Amazed, Parnitzke nearly fell off his bar stool. "I asked him why he thought that, and he told me he could see that I really liked the emphasis on teamwork and cooperation and finding creative solutions to problems - all of which were at the heart of the Deltasig vision of service. He told me these were the hallmarks of leadership as a Deltasig. Well, he was right! During the past 47 years, I've served as a Grand President, a Regional Director, a District Director and a Trustee of the Leadership Foundation... and the thing I've always liked most about those jobs was working with the young people."

"I think I learned early on that Fraternity leadership isn't about you - it's about helping the younger members to thrive and enjoy success in their careers, while also enjoying the friendships and the camaraderie that are an essential part of life as a Deltasig." 

It was the most devastating telephone call that Dick Parnitzke would ever receive. He still remembers the moment when he picked up the phone and said hello. The voice on the other end belonged to a corporate security officer who qickly told him that his beloved wife Jackie had just been killed in an auto accident. "I got that call at 9:22 in the morning, on the first of October in 1992, and my world changed forever. Jackie and I had been married for 29 years, and we had two wonderful daughters. She was my best friend and we'd been close pals ever since way back when we were in the third grade together at Public School 63 in Buffalo. That call shattered my world, and rebuilding it wasn't easy."
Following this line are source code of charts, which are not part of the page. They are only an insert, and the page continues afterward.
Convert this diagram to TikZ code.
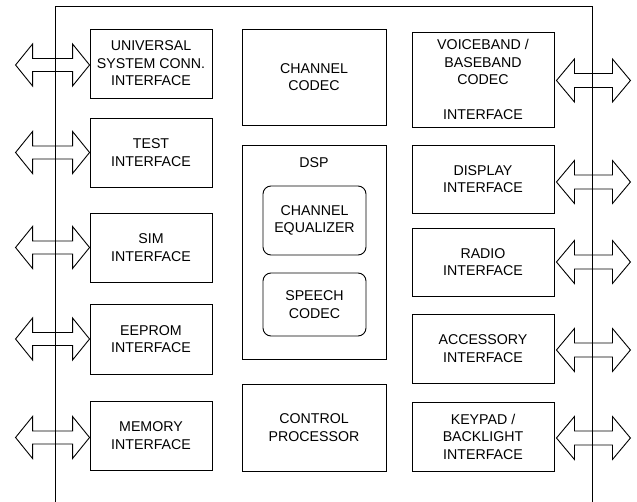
\documentclass[tikz,border=0pt]{standalone}
\usepackage{fontspec}
\setmainfont{Liberation Sans}
\begin{document}
\begin{tikzpicture}[x=1pt,y=-1pt,
  blk/.style={draw, line width=0.9pt, rectangle, align=center, inner sep=0pt,
    font=\fontsize{14.2}{17.5}\selectfont},
  rblk/.style={blk, rounded corners=8pt},
  dbl/.style={draw, line width=0.9pt, line join=miter}]
\useasboundingbox (0,0) rectangle (637,502);
% frame
\draw[line width=0.9pt] (55,502) -- (55,6) -- (592,6) -- (592,502);
% left column
\node[blk, minimum width=122pt, minimum height=69pt] (usci) at (151,63.5) {UNIVERSAL\\SYSTEM CONN.\\INTERFACE};
\node[blk, minimum width=122pt, minimum height=69pt] (test) at (151,152.5) {TEST\\INTERFACE};
\node[blk, minimum width=122pt, minimum height=69pt] (sim) at (151,247.5) {SIM\\INTERFACE};
\node[blk, minimum width=122pt, minimum height=70pt] (eeprom) at (151,339) {EEPROM\\INTERFACE};
\node[blk, minimum width=122pt, minimum height=69pt] (mem) at (151,435.5) {MEMORY\\INTERFACE};
% middle column
\node[blk, minimum width=144pt, minimum height=96pt] (codec) at (314,77) {CHANNEL\\CODEC};
\node[blk, minimum width=144pt, minimum height=214pt] (dsp) at (314,252) {};
\node[font=\fontsize{14.2}{17.5}\selectfont, anchor=north] (dsplabel) at ([yshift=-10pt]dsp.north) {DSP};
\node[rblk, minimum width=103pt, minimum height=69pt] (eq) at (314.5,220.5) {CHANNEL\\EQUALIZER};
\node[rblk, minimum width=103pt, minimum height=63pt] (speech) at (314.5,304.5) {SPEECH\\CODEC};
\node[blk, minimum width=144pt, minimum height=87pt] (ctrl) at (314,427.5) {CONTROL\\PROCESSOR};
% right column
\node[blk, minimum width=142pt, minimum height=95pt] (voice) at (483,79.5) {VOICEBAND /\\BASEBAND\\CODEC\\[17.5pt]INTERFACE};
\node[blk, minimum width=142pt, minimum height=68pt] (disp) at (483,179) {DISPLAY\\INTERFACE};
\node[blk, minimum width=142pt, minimum height=68pt] (radio) at (483,262) {RADIO\\INTERFACE};
\node[blk, minimum width=142pt, minimum height=69pt] (acc) at (483,348.5) {ACCESSORY\\INTERFACE};
\node[blk, minimum width=142pt, minimum height=69pt] (key) at (483,436.5) {KEYPAD /\\BACKLIGHT\\INTERFACE};
% left double arrows
\foreach \b/\dy in {usci/-1.5, test/0, sim/0, eeprom/0, mem/-2}{
  \draw[dbl, shift={(\b.west)}, yshift=\dy] (0,0) -- (-17,-21) -- (-17,-6.5) -- (-57,-6.5) -- (-57,-21) -- (-74,0)
    -- (-57,21) -- (-57,6.5) -- (-17,6.5) -- (-17,21) -- cycle;
}
% right double arrows
\foreach \b/\dy in {voice/-1, disp/-3, radio/0, acc/-1.5, key/-1.5}{
  \draw[dbl, shift={(\b.east)}, yshift=\dy] (2,0) -- (20,-21.5) -- (20,-7) -- (58,-7) -- (58,-21.5) -- (76,0)
    -- (58,21.5) -- (58,7) -- (20,7) -- (20,21.5) -- cycle;
}
\end{tikzpicture}
\end{document}
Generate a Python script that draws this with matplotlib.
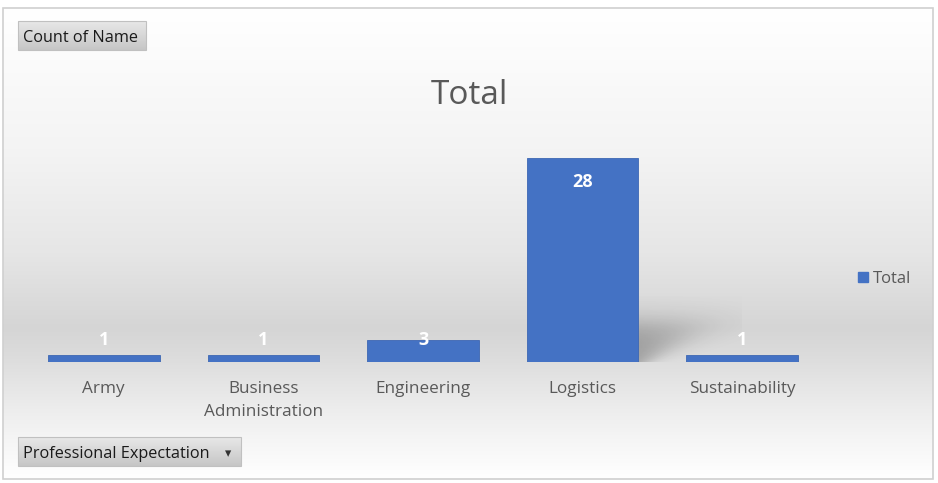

But he did it. While reaching for a lot more of the toughness and tenacity that had defined his long career at GM, Parnitzke gradually began to heal from the disaster. And once again, his buddies at Delta Sigma Pi were standing by, ready to help in any way they could. "Those are some of the finest guys I've ever known," he says with a tremor in his voice. "Some of them have been playing poker on a regular basis for more than 40 years now. And even though I'm retired and living in [a suburb of Phoenix] Arizona now, we still get together whenever I'm back in upstate New York. Frank Tober was right - in the end, those friendships and those wise mentors I found at the Fraternity were crucially in helping me meet the challenges of life, both personally and professionally."

After remarrying and moving to the desert southwest with his second wife, Carol Diane Lutgen - a "wonderfully supportive and loving helpmate" who often joins him in performing church-related volunteer work around Phoenix - the indestructible Parnitzke would begin enjoying a second exciting career... as a passionate genealogist who loves to do research on family histories. 

He would also set down many of his thoughts as a Deltasig who's always been deeply interested in helping younger members thrive in their professional lives. 

So there he is. A survivor. A dedicated husband, father, grandfather... and a loyal friend to his pals of more than 40 years at Alpha Kappa in Buffalo. 

Richard J. Parnitzke… An ideal brother! A true Deltasig!!!